What is true is that once you assign a codepoint in a widely accepted standard like Unicode, you give the world a hook on which to hang their scientific papers, their specialist literature, their communications, and their popular science hard cover publications. You enable data people to fill databases with registers of archaeological finds, complete with epigraphic data. In 2009, 1,071 Egyptian hieroglyphs were added to Unicode v5.2, representing an increase of pretty much exactly 1% of Unicode's glyph repertoire at the time. For years later the so-called Diary of Merer was unearthed in a remote part of Egypt. Suddenly a papyrus written 4,600 years before today that chronicles a small part of the works necessary to build the Great Pyramid of Giza could be—as far as it could be deciphered—entered into 21th century web pages, databases, and scholarly papers; not only as embedded pictures, but as text that is, technically speaking, no different from a Latin letter A or a Greek letter Alpha. This is truly revolutionary.
For those who balk at the burden of having to put up with Egyptian hieroglyphs or Seal Script being encoded in Unicode, I can confidently tell you: It is very much a zero-cost abstraction, which for software people means: You only pay (in terms of processing time and storage) for what you use.

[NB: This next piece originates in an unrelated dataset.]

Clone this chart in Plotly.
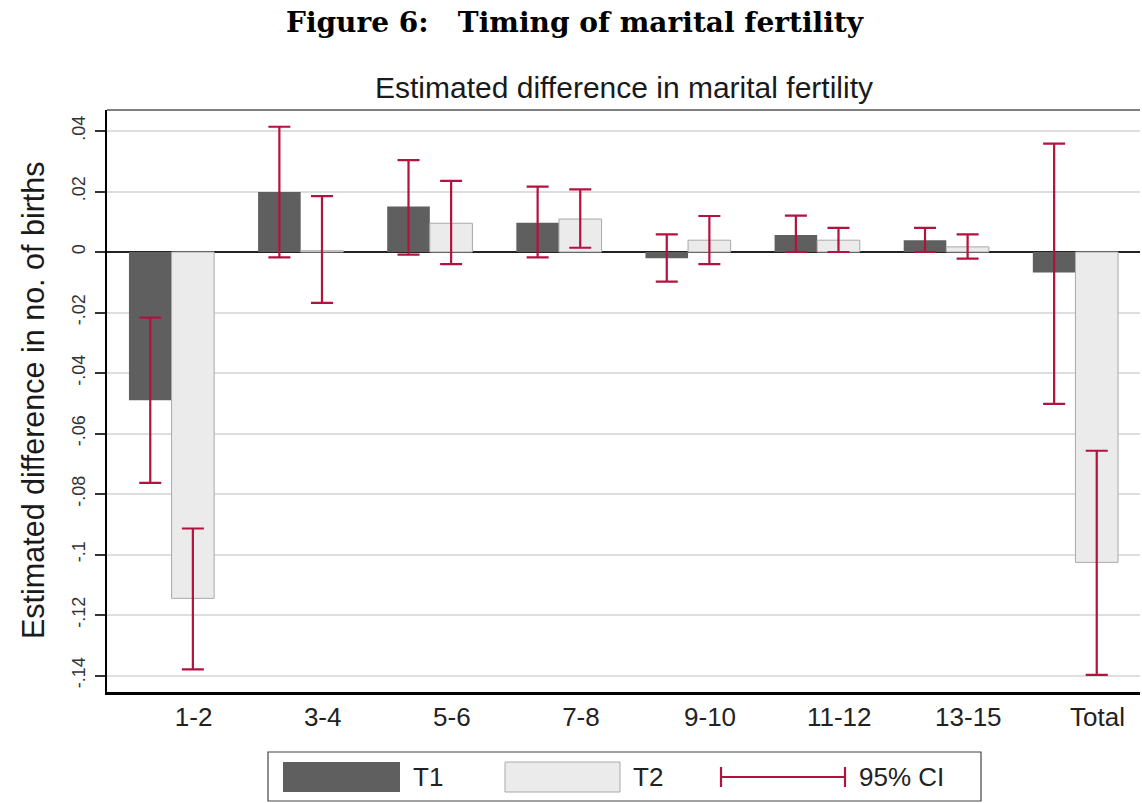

Personally I finished in December proof reading the transcription of an early Ming text for which there is a version on ctext.org and some modern normalized versions; almost all of the variants of the original print edition could be faithfully represented in Unicode, with the remaining few odd characters either missing or not yet available in the metadata I had at my fingertip at the time. The problem with normalizing texts like this is of course that not only every translation, but also every transcription is an interpretation, meaning that replacing all the "weird variants" that "nobody uses" and that "unnecessarily burden the standard" with their modern-day equivalents is an interpretation that strays further from the original than necessary, and maybe neglects variants that indeed were used for distinct purposes by some authors in the past. A good number of early German manuscript have that problem when they survived only in some well-meaning normalizing 19th-c edition but not the original: All the distinctions that specific letter forms or specific but rare letter combinations could have implied are forever lost for these documents. It is for reasons like this there is an ongoing Medieval Unicode Font Initiative (MUFI, https://folk.uib.no/hnooh/mufi/) that aims to add codepoints to Unicode that are relevant for the faithful storage of historical documents.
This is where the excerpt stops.